Urinary tract infections are more than a minor annoyance. Every year, they send over 10 million Americans to the doctor, according to stats from the National Kidney Foundation.
If you haven’t had one by now, don’t count yourself lucky just yet. The chances are about 1 in 5 that any given woman will contract a UTI at some point in her life.
Some women are more prone to UTIs than others. Of the portion women who are diagnosed, 20% of those will have a recurrence. Of those who have two UTIs, 30% will have a third. And if you’ve had three UTIs? Sister, you’re in for a wild ride – there’s an 80% chance you’ll experience a fourth. These “frequent flyers” may have additional health problems, such as diabetes or kidney stones, that need to be addressed with their physician.
What are the causes of urinary tract infections?
Most infections are caused by bacteria from the bowel – E. coli – somehow making its way into the bladder.

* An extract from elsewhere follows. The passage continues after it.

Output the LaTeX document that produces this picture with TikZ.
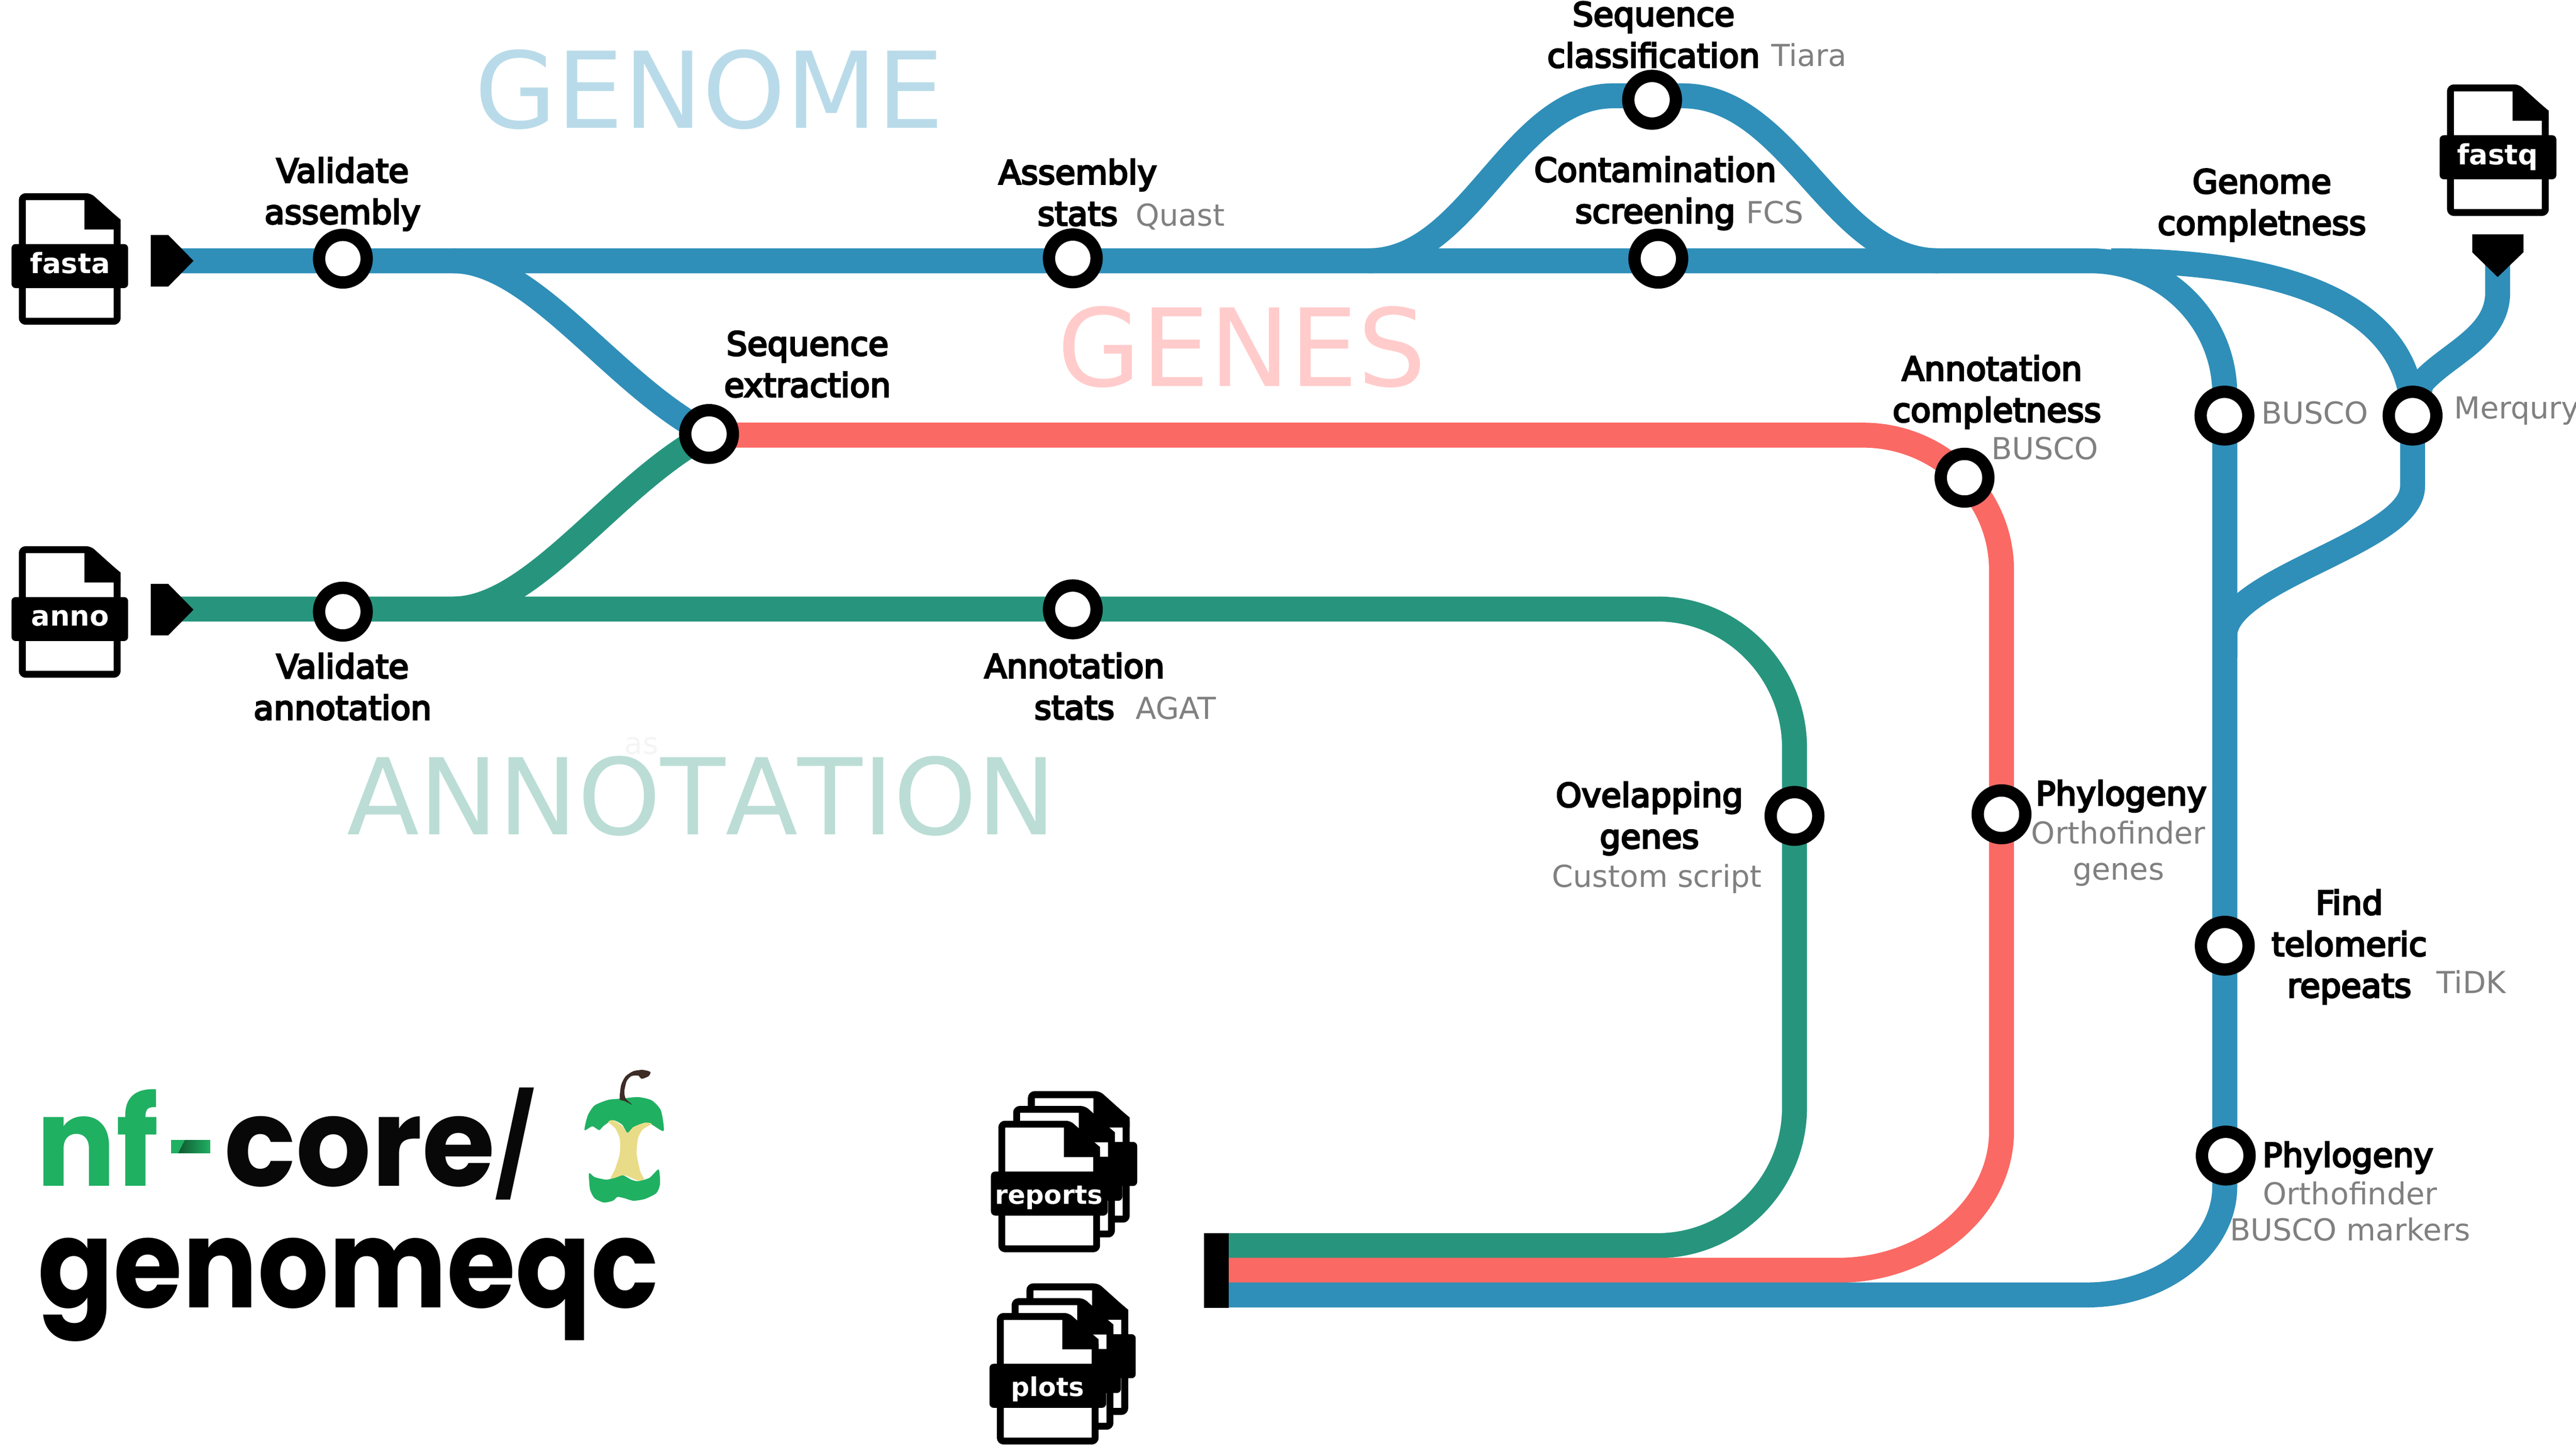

Usually, these bacteria are flushed out of the urinary tract every time you pee. This is one reason why you should never “hold it” for too long, or forget to pee before and after sex.
But in some cases, the body just can’t fight the bacteria off. If you have diabetes or you’re a regular smoker, your immune system may be weakened, increasing your risk of UTI and other infections.
Symptoms of Urinary Tract Infections
Ignoring the signs of a UTI can cause bigger problems. The bacteria may travel up your system and end up in the kidneys, causing a much more severe infection known as pyelonephritis (pie-low-nef-RITE-us). Knowing what to look out for can help you get to the doctor sooner and avoid this nasty complication
1. Urgent need to urinate
You have to go, RIGHT NOW. Even if you just went! Frequent urinating and the constant urge to pee is one of the tell-tale signs of a UTI.
2. Stinging pain or burning sensation when you pee.
If you only feel a little stinging once, that could be a sign that your body is actively fighting unwanted bacteria. Don’t be concerned until the second or third time. You’ll know you’re in trouble when you get that same burning sensation every time you pee. Drink plenty of water to help flush it out.
3. Trickling pee.
You may feel like you’re about to unleash the full power of Niagara Falls, but when you sit down to pee, the little dribbles barely eek out.
4. Urinating brings no relief.
You peed all you could. But when you pull up your pants, your bladder still feels like the Hoover Dam, and you’re back in the bathroom again minutes later.
5. Strong-smelling urine.
You don’t have to be a detective to tell that your urine smells funky. UTIs are known for causing strong, pungent-smelling urine. If your pee has a strange odor, and you don’t remember asparagus on the menu, call the doctor.
6. Cloudy, discolored, or bloody urine.
Red or brown urine can be alarming, and could be a sign of an infection. It could also be a sign that you’ve eaten rhubarb, blackberries, or beets recently. If you haven’t, and if you’re experiencing any other painful symptoms, make an appointment with your OB-GYN.
7. Abdominal cramping.
Most women are accustomed to a little cramping now and then, but that doesn’t mean you should dismiss abdominal pain. Aching muscles are a common sign of infection, and since UTIs affect the bladder, you should be extra cautious of pain and pressure in the pelvis.
Severe UTIs will trigger an immune response, sending signals to your body to call in the cavalry. Inflammation will develop in the infected area, and your bone marrow will release a host of white blood cells. Your body is working hard, even if it’s all the energy you can muster to just sit on the couch and watch the new season of Queer Eye.
You might get to this stage if you’ve ignored all of your UTI symptoms. If you have a fever, or are experiencing chills or nausea, you need to call your doctor immediately. The infection may have spread to your kidneys, and this is a serious medical emergency.
If you believe you are experiencing symptoms of, or suffering from Urinary Tract Infections (UTI), or have questions about it, please see your doctor.